Indicators

    Indicators



    In the business world, economic indicators are measures associated with BUSINESS CYCLES. Business indicators are statistical measures used by individual firms or industry groups to measure and predict changes in business activity. There are three categories of indicators: leading, coincident, and lagging. Leading indicators change in advance of changes in real output—i.e., GROSS DOMESTIC PRODUCT (GDP). Coincident indicators change as real output changes following which lagging indicators will change. The Department of Commerce index of leading indicators includes
    • average workweek
    UNEMPLOYMENT claims
    • manufacturers’ new orders
    • stock prices
    • new plant and equipment orders
    These statistical measures tend to move in advance of changes in the economy. Declining workweek hours, manufacturers’ new orders, stock prices, and new plant and equipment orders tend to precede a decline in GDP. Unemployment claims tend to rise in advance of declining real output. Coincident indicators include
    • payroll EMPLOYMENT
    • industrial production
    • personal INCOME
    • manufacturing and trade sales
    • new building permits
    • delivery times of goods
    • interest-rate spread
    MONEY SUPPLY
    • consumer expectations
    Logically these indicators change at the same time as changes in real output.
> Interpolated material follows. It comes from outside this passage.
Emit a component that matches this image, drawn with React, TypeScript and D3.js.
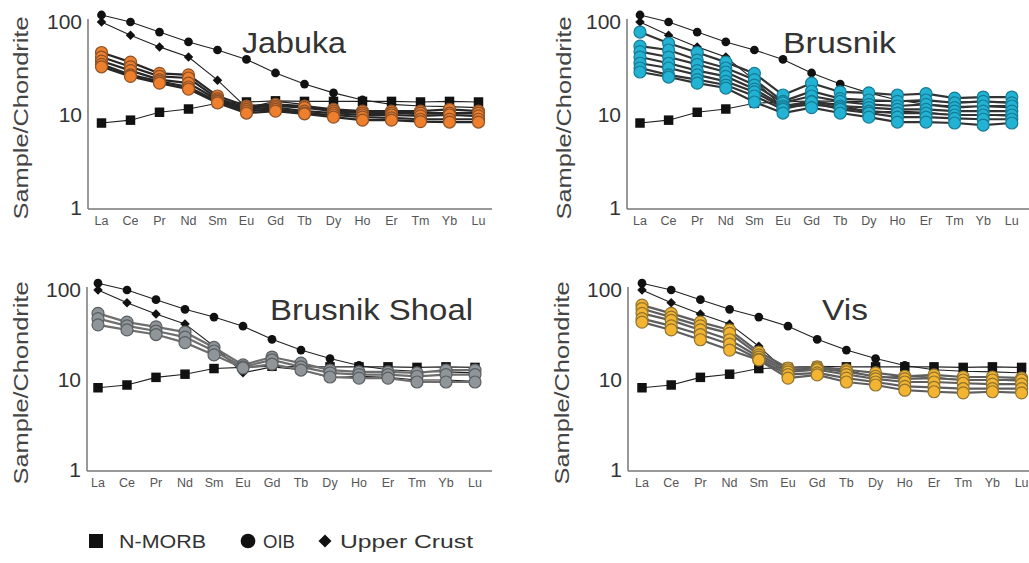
import React from "react";
import * as d3 from "d3";

const elements = ["La", "Ce", "Pr", "Nd", "Sm", "Eu", "Gd", "Tb", "Dy", "Ho", "Er", "Tm", "Yb", "Lu"];
const yTicks = [1, 10, 100];

// Reference compositions (chondrite normalized)
const nMorb = [8.2, 8.8, 10.7, 11.6, 13.4, 13.8, 14.2, 14, 14, 14, 14, 13.8, 14, 13.8];
const oib = [119, 100, 78, 61, 50, 39.6, 28.3, 21.5, 17.3, 14.5, 13, 12.5, 12.3, 12];
const upperCrust = [100, 72, 54, 42, 23.7, 12, 14, 13, 10.6, 11, 10.7, 10, 10, 9.7];

const jabuka = [
  [47, 37, 28, 27, 16, 12.5, 13, 12.5, 11.5, 11, 11, 11, 11.5, 11],
  [42, 33, 26, 25, 15, 12, 12.5, 12, 11, 10.5, 10.5, 10.5, 10.5, 10.5],
  [38, 30, 24, 22, 14.5, 11.5, 12, 11, 10.5, 10, 10, 9.8, 10, 9.8],
  [35, 27, 23, 20, 14, 11, 11.5, 10.5, 10, 9.5, 9.3, 9, 9, 9],
  [33, 26, 22, 19, 13.5, 10.5, 11, 10.3, 9.5, 8.8, 8.8, 8.5, 8.4, 8.4],
];

const brusnik = [
  [78, 59, 47, 37, 28, 16.4, 22, 17.7, 17.3, 16.4, 17, 15.2, 15.6, 15.6],
  [55, 50, 39, 32, 24, 14, 18, 15, 14.5, 14, 14.5, 13.5, 14, 13.5],
  [48, 42, 35, 29, 21, 13.5, 16, 14, 13, 12.5, 13, 12, 12.5, 12.5],
  [42, 36, 30, 26, 19, 12.5, 14, 12.5, 12, 11.5, 11.5, 11, 11, 11],
  [36, 32, 27, 23, 17.7, 12, 13, 12, 11, 10.5, 10.5, 10, 10, 10],
  [32, 27, 24, 21, 16, 11.5, 13.8, 11.5, 10.5, 9.5, 9.5, 9.2, 9, 9],
  [29, 25.6, 22, 19.5, 13.8, 10.5, 12, 10.5, 9.5, 8.4, 8.4, 8.2, 7.8, 8.2],
];

const brusnikShoal = [
  [55, 44, 39, 34, 23, 14.7, 18, 15.4, 12.9, 12.3, 12.3, 12, 12.9, 12.9],
  [48, 40, 35, 30, 21, 14, 16.7, 14, 12, 11.5, 11.5, 11, 11.5, 11.5],
  [41, 36, 32, 26, 19, 13.6, 15, 12.9, 10.8, 10.5, 10.5, 9.5, 9.5, 9.5],
];

const vis = [
  [68, 55, 44, 36, 20.4, 13.6, 14, 13, 12, 11, 11.4, 10.8, 10.8, 10.5],
  [62, 50, 40, 33, 19, 13, 13.5, 12.3, 11, 10.3, 10.5, 10, 10, 10],
  [55, 46, 36, 28, 18, 12.3, 13, 11.5, 10.3, 9.5, 9.5, 9.2, 9, 9],
  [48, 40, 32, 25, 17, 11.5, 12, 10.5, 9.5, 8.5, 8.3, 8, 8, 8],
  [44, 36, 28, 21.5, 16.7, 10.5, 11.4, 9.5, 8.8, 7.7, 7.4, 7.2, 7.4, 7.2],
];

const legendLabels = ["N-MORB", "OIB", "Upper Crust"];

type PanelCfg = {
  title: string;
  samples: number[][];
  axisX: number;
  yTop: number;
  yBot: number;
  x0: number;
  step: number;
  xEnd: number;
  titleX: number;
  titleY: number;
  titleLen: number;
  labelX: number;
  fill: string;
  stroke: string;
  lineColor: string;
};

const panels: PanelCfg[] = [
  { title: "Jabuka", samples: jabuka, axisX: 88, yTop: 22, yBot: 208, x0: 101.5, step: 29, xEnd: 492,
    titleX: 242, titleY: 53, titleLen: 104, labelX: 21, fill: "#ee7f2d", stroke: "#8c5128", lineColor: "#262626" },
  { title: "Brusnik", samples: brusnik, axisX: 627, yTop: 22, yBot: 208, x0: 640, step: 28.6, xEnd: 1029,
    titleX: 783, titleY: 53, titleLen: 113, labelX: 564, fill: "#22b2d4", stroke: "#177c95", lineColor: "#333333" },
  { title: "Brusnik Shoal", samples: brusnikShoal, axisX: 87, yTop: 290, yBot: 470, x0: 98, step: 29, xEnd: 492,
    titleX: 270, titleY: 320, titleLen: 203, labelX: 21, fill: "#8f9599", stroke: "#5a5f62", lineColor: "#6e6e6e" },
  { title: "Vis", samples: vis, axisX: 628, yTop: 290, yBot: 470, x0: 642, step: 29.2, xEnd: 1029,
    titleX: 822, titleY: 320, titleLen: 46, labelX: 562, fill: "#f3b531", stroke: "#8f7330", lineColor: "#5e5e5e" },
];

function Panel({ cfg }: { cfg: PanelCfg }) {
  const x = d3.scalePoint<string>().domain(elements).range([cfg.x0, cfg.x0 + cfg.step * (elements.length - 1)]);
  const y = d3.scaleLog().domain([1, 100]).range([cfg.yBot, cfg.yTop]);
  const line = d3
    .line<number>()
    .x((_, i) => x(elements[i]) as number)
    .y((v) => y(v));
  const refs = [
    { data: upperCrust, shape: "diamond" },
    { data: oib, shape: "circle" },
    { data: nMorb, shape: "square" },
  ];
  const symSquare = d3.symbol().type(d3.symbolSquare).size(90)();
  const symCircle = d3.symbol().type(d3.symbolCircle).size(60)();
  const symDiamond = d3.symbol().type(d3.symbolSquare).size(45)();
  const symOf = (s: string) => (s === "square" ? symSquare : s === "circle" ? symCircle : symDiamond);
  const midY = (cfg.yTop + cfg.yBot) / 2;
  return (
    <g>
      {/* axes */}
      <line x1={cfg.axisX} x2={cfg.axisX} y1={cfg.yTop - 3} y2={cfg.yBot + 1} stroke="#777" strokeWidth={1.5} />
      <line x1={cfg.axisX} x2={cfg.xEnd} y1={cfg.yBot + 1} y2={cfg.yBot + 1} stroke="#777" strokeWidth={1.5} />
      {yTicks.map((t) => (
        <text key={t} x={cfg.axisX - 6} y={y(t) + 7} textAnchor="end" fontSize={21} fill="#333"
          fontFamily="Liberation Sans, Arial, sans-serif">
          {t}
        </text>
      ))}
      {elements.map((e) => (
        <text key={e} x={x(e)} y={cfg.yBot + 17} textAnchor="middle" fontSize={12.5} fill="#555"
          fontFamily="Liberation Sans, Arial, sans-serif">
          {e}
        </text>
      ))}
      <text transform={`translate(${cfg.labelX + 7},${midY + 3}) rotate(-90)`} textAnchor="middle" fontSize={21}
        fill="#444" fontFamily="Liberation Sans, Arial, sans-serif" textLength={203} lengthAdjust="spacingAndGlyphs">
        Sample/Chondrite
      </text>
      <text x={cfg.titleX} y={cfg.titleY} fontSize={30} fill="#333" fontFamily="Liberation Sans, Arial, sans-serif"
        textLength={cfg.titleLen} lengthAdjust="spacingAndGlyphs">
        {cfg.title}
      </text>
      {/* reference lines */}
      {refs.map((r, i) => (
        <path key={"rl" + i} d={line(r.data) || ""} fill="none" stroke="#222" strokeWidth={1.1} />
      ))}
      {/* reference markers */}
      {refs.map((r, i) =>
        r.data.map((v, j) => (
          <path key={"rm" + i + "-" + j} d={symOf(r.shape) || ""}
            transform={`translate(${x(elements[j])},${y(v)})${r.shape === "diamond" ? " rotate(45)" : ""}`}
            fill="#111" />
        ))
      )}
      {/* sample lines */}
      {cfg.samples.map((s, i) => (
        <path key={"sl" + i} d={line(s) || ""} fill="none" stroke={cfg.lineColor} strokeWidth={2.2} />
      ))}
      {/* sample markers */}
      {cfg.samples.map((s, i) =>
        s.map((v, j) => (
          <circle key={"sm" + i + "-" + j} cx={x(elements[j])} cy={y(v)} r={6} fill={cfg.fill} stroke={cfg.stroke}
            strokeWidth={1.2} />
        ))
      )}
    </g>
  );
}

export default function App() {
  return (
    <svg width={1029} height={563} style={{ position: "absolute", left: 0, top: 0, background: "#fff" }}>
      <rect width={1029} height={563} fill="#fff" />
      {panels.map((p) => (
        <Panel key={p.title} cfg={p} />
      ))}
      {/* legend */}
      <g fontFamily="Liberation Sans, Arial, sans-serif" fontSize={18} fill="#333">
        <path d={d3.symbol().type(d3.symbolSquare).size(196)() || ""} transform="translate(96,541)" fill="#111" />
        <text x={119} y={548} textLength={87} lengthAdjust="spacingAndGlyphs">{legendLabels[0]}</text>
        <path d={d3.symbol().type(d3.symbolCircle).size(170)() || ""} transform="translate(248,541)" fill="#111" />
        <text x={263} y={548} textLength={32} lengthAdjust="spacingAndGlyphs">{legendLabels[1]}</text>
        <path d={d3.symbol().type(d3.symbolSquare).size(85)() || ""} transform="translate(325,541) rotate(45)"
          fill="#111" />
        <text x={340} y={548} textLength={133} lengthAdjust="spacingAndGlyphs">{legendLabels[2]}</text>
      </g>
    </svg>
  );
}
Some coincident indicators, such as payroll, personal income, and consumer expectations, affect primarily consumer spending; while other indicators, such as industrial PRODUCTION, trade sales, and delivery time of goods affect primarily business spending. Lagging economic indicators include
    • labor cost per unit of output
    • inventories-to-sales ratio
    • unemployment duration
    • ratio of consumer credit to personal income
    • outstanding commercial LOANS
    • prime interest rate
    • inflation rate for SERVICES
    These indicators typically do not change until after real GDP has changed. Economists use lagging and leading indicators to distinguish the peaks and troughs in business cycles. Major U.S. CORPORATIONs usually have a team of economists to analyze economic indicators and use these indicators to develop forecasts for future DEMAND for a company’s products based on changes in real GDP. Many firms and industries develop customized sets of indicators for forecasting. For example, convenience-store operators know gasoline prices affect the demand for other PRODUCTs in their stores. Because the ELASTICITY OF DEMAND for gasoline is inelastic, or relatively unresponsive, consumers continue to purchase almost as much gasoline at a higher price as compared to when the price was lower. Higher prices reduce consumers’ discretionary spending on candy, drinks, and other impulse purchases. Similarly, universities know changes in high-school graduation rates and federal loan and grant programs, as well as changes in the economy, affect demand for their services. One owner of a traditional men’s clothing store noticed that demand for his products shifted depending on which business groups were doing well. At times he had many real-estate developers, other times business executives, lawyers, and doctors. He adjusted his MARKETING STRATEGY based on indicators predicting which segment of the market would continue to prosper.